-- START OF DATA SEGMENT --

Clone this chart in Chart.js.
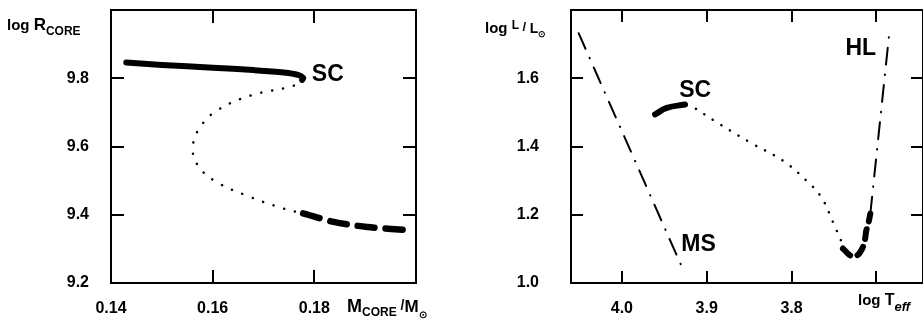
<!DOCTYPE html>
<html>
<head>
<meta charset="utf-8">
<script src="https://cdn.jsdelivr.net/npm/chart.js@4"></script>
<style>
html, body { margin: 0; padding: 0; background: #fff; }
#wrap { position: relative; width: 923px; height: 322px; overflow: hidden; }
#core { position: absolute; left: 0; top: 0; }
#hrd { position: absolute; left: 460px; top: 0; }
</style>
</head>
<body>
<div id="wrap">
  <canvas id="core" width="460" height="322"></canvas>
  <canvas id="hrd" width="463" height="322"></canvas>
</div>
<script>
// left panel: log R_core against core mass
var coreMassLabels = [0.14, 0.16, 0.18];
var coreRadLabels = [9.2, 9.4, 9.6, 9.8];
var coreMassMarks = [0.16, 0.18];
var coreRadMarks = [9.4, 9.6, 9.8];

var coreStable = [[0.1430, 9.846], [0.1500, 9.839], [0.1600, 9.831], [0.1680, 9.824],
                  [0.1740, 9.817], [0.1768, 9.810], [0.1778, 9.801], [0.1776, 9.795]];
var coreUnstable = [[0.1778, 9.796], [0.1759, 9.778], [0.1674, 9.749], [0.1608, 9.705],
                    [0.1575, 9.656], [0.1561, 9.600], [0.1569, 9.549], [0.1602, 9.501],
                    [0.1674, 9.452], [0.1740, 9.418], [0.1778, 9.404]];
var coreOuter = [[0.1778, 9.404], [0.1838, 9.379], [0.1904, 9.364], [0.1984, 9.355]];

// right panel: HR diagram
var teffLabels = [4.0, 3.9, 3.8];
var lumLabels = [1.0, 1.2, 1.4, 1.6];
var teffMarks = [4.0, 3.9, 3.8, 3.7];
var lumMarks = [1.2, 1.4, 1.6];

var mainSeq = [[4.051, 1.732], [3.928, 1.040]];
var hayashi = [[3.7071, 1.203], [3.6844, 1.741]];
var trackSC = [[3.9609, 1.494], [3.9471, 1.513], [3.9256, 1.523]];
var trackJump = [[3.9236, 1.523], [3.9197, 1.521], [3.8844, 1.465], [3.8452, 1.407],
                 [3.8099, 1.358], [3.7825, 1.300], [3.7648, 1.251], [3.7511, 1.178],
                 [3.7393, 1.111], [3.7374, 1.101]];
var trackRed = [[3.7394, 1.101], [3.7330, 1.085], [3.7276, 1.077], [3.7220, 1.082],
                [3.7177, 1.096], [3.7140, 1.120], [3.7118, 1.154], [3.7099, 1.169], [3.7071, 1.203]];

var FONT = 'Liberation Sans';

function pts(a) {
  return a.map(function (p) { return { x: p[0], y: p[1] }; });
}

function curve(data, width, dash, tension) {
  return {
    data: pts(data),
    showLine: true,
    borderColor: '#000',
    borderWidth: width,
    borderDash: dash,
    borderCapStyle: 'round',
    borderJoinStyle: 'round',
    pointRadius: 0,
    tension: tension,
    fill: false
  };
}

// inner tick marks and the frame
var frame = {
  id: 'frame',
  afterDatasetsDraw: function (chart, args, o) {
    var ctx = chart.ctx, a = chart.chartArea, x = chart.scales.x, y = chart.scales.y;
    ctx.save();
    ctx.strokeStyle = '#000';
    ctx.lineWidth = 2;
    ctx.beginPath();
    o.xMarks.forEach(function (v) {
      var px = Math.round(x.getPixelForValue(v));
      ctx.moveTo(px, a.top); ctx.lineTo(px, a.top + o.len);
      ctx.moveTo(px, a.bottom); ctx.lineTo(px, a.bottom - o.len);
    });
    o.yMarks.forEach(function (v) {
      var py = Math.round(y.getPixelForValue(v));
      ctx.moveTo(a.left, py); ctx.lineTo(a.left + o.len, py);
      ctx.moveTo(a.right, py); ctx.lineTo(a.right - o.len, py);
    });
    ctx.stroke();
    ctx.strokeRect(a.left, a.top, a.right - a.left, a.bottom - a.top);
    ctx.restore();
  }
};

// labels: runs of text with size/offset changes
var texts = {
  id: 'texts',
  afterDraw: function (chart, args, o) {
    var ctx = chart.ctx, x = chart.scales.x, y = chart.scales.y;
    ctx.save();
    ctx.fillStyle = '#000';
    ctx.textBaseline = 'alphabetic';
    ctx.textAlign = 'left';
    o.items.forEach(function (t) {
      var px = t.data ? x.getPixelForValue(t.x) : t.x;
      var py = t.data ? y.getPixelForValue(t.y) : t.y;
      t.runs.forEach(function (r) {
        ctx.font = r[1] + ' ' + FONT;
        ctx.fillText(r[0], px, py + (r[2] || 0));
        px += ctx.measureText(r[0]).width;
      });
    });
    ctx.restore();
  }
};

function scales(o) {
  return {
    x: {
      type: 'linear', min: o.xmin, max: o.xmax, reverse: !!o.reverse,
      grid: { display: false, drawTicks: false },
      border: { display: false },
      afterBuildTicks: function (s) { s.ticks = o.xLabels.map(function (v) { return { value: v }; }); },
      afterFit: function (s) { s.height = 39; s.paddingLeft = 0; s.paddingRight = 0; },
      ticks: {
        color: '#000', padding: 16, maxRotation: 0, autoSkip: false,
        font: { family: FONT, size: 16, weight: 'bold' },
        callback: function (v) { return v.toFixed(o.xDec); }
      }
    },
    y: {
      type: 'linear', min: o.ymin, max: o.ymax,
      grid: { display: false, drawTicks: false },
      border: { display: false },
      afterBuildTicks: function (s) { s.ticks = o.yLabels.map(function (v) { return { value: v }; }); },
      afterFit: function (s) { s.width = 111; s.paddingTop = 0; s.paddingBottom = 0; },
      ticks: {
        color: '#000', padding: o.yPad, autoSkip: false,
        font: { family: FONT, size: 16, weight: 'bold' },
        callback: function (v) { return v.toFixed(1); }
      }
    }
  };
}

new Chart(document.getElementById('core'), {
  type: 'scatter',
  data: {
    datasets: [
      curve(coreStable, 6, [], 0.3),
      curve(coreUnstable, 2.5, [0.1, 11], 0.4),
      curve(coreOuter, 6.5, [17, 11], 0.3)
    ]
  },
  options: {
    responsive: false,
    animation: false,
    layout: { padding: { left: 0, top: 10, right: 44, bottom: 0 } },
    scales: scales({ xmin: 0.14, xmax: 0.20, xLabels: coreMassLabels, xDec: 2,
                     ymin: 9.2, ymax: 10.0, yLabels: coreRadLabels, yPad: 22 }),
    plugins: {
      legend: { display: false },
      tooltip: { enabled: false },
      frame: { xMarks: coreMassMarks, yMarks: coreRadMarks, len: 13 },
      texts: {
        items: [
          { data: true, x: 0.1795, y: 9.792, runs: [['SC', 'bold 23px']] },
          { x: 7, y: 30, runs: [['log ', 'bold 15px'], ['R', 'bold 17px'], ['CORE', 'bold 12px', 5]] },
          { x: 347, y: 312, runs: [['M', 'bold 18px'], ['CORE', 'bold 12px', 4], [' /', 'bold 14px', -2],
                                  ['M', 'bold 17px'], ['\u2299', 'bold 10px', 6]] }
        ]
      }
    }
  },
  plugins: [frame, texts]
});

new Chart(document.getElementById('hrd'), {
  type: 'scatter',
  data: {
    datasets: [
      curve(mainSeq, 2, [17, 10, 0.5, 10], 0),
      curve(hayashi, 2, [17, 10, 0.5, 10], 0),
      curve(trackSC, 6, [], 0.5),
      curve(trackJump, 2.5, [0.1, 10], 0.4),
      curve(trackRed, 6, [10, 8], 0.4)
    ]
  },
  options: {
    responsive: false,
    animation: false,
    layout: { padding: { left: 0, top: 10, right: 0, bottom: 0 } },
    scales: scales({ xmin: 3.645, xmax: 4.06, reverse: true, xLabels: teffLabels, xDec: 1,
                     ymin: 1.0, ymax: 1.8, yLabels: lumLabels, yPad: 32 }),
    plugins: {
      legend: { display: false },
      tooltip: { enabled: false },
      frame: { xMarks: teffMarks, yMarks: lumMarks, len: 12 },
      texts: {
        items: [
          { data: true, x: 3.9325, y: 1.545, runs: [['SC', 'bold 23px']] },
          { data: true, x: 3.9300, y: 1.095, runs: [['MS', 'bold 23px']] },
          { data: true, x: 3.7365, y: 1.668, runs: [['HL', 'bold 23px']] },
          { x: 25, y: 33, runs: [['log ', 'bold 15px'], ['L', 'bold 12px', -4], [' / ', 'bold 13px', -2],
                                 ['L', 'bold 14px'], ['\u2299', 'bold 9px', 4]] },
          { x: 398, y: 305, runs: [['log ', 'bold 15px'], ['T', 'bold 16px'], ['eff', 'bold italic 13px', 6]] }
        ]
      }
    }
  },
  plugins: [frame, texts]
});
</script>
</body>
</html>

-- END OF DATA SEGMENT --

WHAT IS EXPECTED: Repeat exactly and only the lines from the start of the data above through the line that holds "9.364], [0.1984, 9.355]];", inclusive. Pictures do not belong in the copy.

RESULT FOR THIS EXERCISE:
Clone this chart in Chart.js.
<!DOCTYPE html>
<html>
<head>
<meta charset="utf-8">
<script src="https://cdn.jsdelivr.net/npm/chart.js@4"></script>
<style>
html, body { margin: 0; padding: 0; background: #fff; }
#wrap { position: relative; width: 923px; height: 322px; overflow: hidden; }
#core { position: absolute; left: 0; top: 0; }
#hrd { position: absolute; left: 460px; top: 0; }
</style>
</head>
<body>
<div id="wrap">
  <canvas id="core" width="460" height="322"></canvas>
  <canvas id="hrd" width="463" height="322"></canvas>
</div>
<script>
// left panel: log R_core against core mass
var coreMassLabels = [0.14, 0.16, 0.18];
var coreRadLabels = [9.2, 9.4, 9.6, 9.8];
var coreMassMarks = [0.16, 0.18];
var coreRadMarks = [9.4, 9.6, 9.8];

var coreStable = [[0.1430, 9.846], [0.1500, 9.839], [0.1600, 9.831], [0.1680, 9.824],
                  [0.1740, 9.817], [0.1768, 9.810], [0.1778, 9.801], [0.1776, 9.795]];
var coreUnstable = [[0.1778, 9.796], [0.1759, 9.778], [0.1674, 9.749], [0.1608, 9.705],
                    [0.1575, 9.656], [0.1561, 9.600], [0.1569, 9.549], [0.1602, 9.501],
                    [0.1674, 9.452], [0.1740, 9.418], [0.1778, 9.404]];
var coreOuter = [[0.1778, 9.404], [0.1838, 9.379], [0.1904, 9.364], [0.1984, 9.355]];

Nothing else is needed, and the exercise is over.